BANDUNG – Pengembangan Aerotropolis untuk Tingkatkan Konektivitas dan Efisiensi Logistik akan dijalankan pemerintah.
Pemerintah Indonesia berkomitmen untuk terus mempercepat pembangunan infrastruktur guna meningkatkan konektivitas, yang selama ini menjadi salah satu faktor penyebab tingginya biaya operasional di sektor logistik.
Berdasarkan data World Bank, biaya logistik di Indonesia mencapai 23 persen dari Produk Domestik Bruto (PDB), lebih tinggi dibandingkan rata-rata negara-negara ASEAN yang hanya sekitar 14 persen.
Sebagai langkah konkret, Wakil Menteri Perindustrian (Wamenperin) Faisol Riza mendukung penuh rencana pengembangan kawasan Aerotropolis oleh InJourney Aviation Services (IAS). Konsep Aerotropolis mengintegrasikan bandar udara dengan kawasan sekitarnya, termasuk industri, hunian, pergudangan, tempat pertemuan, dan usaha retail, yang diharapkan dapat mendukung sektor industri, khususnya industri kargo dan logistik.
“Pemerintah mendukung penuh inisiasi IAS ini, karena harapannya ekosistem tersebut akan mendorong dan menggerakkan berbagai sektor industri, khususnya industri kargo dan logistik,” ujar Wamen Faisol saat menerima kunjungan perwakilan IAS di Kantor Kemenperin, Jakarta, pada Jumat (10/1).
Menurut Wamen Faisol, kehadiran kawasan Aerotropolis dapat mendorong tumbuhnya klaster bisnis baru yang menjanjikan, serta memberikan dampak ekonomi yang luas, seiring dengan meningkatnya konektivitas barang dan manusia.

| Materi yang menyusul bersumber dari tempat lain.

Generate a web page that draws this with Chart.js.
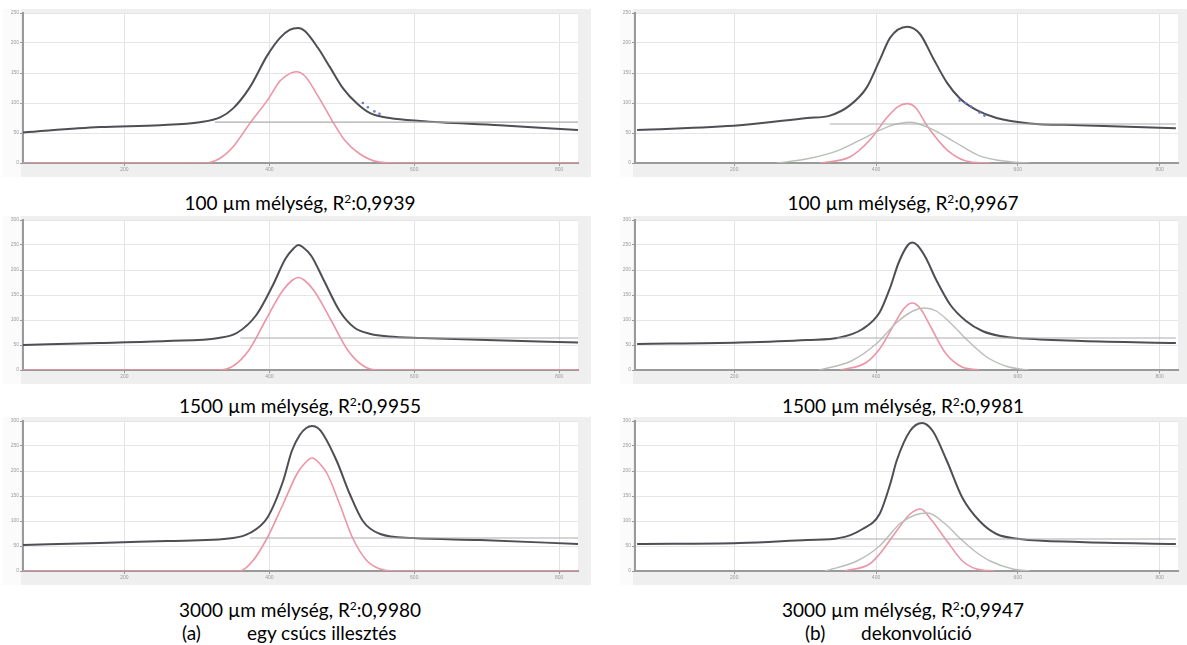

Dari sisi investasi, Wamen Faisol menyebutkan bahwa kawasan Aerotropolis memiliki sejumlah keunggulan, antara lain dukungan sarana transportasi yang sudah terintegrasi dengan infrastruktur jalan yang memadai serta ketersediaan infrastruktur pendukung lainnya, seperti pasokan air dan listrik yang sudah sangat baik.
“Keunggulan tersebut harus dicantumkan dalam rencana pengembangan kawasan ini, karena tidak banyak daerah yang memiliki potensi seperti ini,” tambah Wamenperin.
Sementara itu, Direktur Utama IAS, Dendi Tegar Danianto, menjelaskan bahwa perusahaan mereka telah memiliki pengalaman lebih dari lima tahun di industri logistik dan terminal kargo. IAS kini mengelola sembilan major air cargo hub dan 39 terminal kargo di seluruh Indonesia untuk mendukung distribusi industri, baik domestik, ekspor, maupun impor.
“Meski biaya air cargo lebih mahal dibandingkan dengan transportasi darat dan laut, kami bisa memberikan layanan untuk industri yang membutuhkan kecepatan atau time sensitive. Selain itu, harga kami juga cukup kompetitif jika dibandingkan dengan negara-negara lain,” kata Dendi.
Dalam rangka mengoptimalkan potensi air cargo hub, IAS berencana membangun kawasan Aerotropolis seluas 80 hektare di Bandar Udara Internasional Yogyakarta. Kawasan ini akan mencakup berbagai fasilitas, seperti hunian, perkantoran, pusat olahraga, rumah sakit, usaha retail, pergudangan, hotel, serta lokasi pameran.
“Nantinya, gudang-gudang ini akan dekat dengan bandara dan memiliki akses khusus, serta berada dekat dengan pusat MICE untuk pameran, sehingga akan menjadi satu area yang terpadu untuk mendukung perekonomian di Kulon Progo,” tambah Dendi.
Pasar logistik global diperkirakan akan mencapai USD 12,68 triliun pada tahun 2025, dengan e-commerce yang diperkirakan tumbuh menjadi USD 7,4 triliun pada tahun yang sama. Tren ini membuka peluang besar bagi inovasi sektor logistik yang lebih efisien.
Pertemuan antara Wamenperin dan perwakilan IAS juga dihadiri oleh Kepala Pusat Optimalisasi Pemanfaatan Teknologi Industri dan Kebijakan Jasa Industri Kemenperin, Bambang Riznanto, serta Direktur Akses Sumber Daya Industri dan Promosi Internasional Kemenperin, Syahroni Ahmad. Hadir pula Direktur Utama IAS, M. Putra Patriadi, serta jajaran pejabat lainnya dari IAS dan mitra terkait.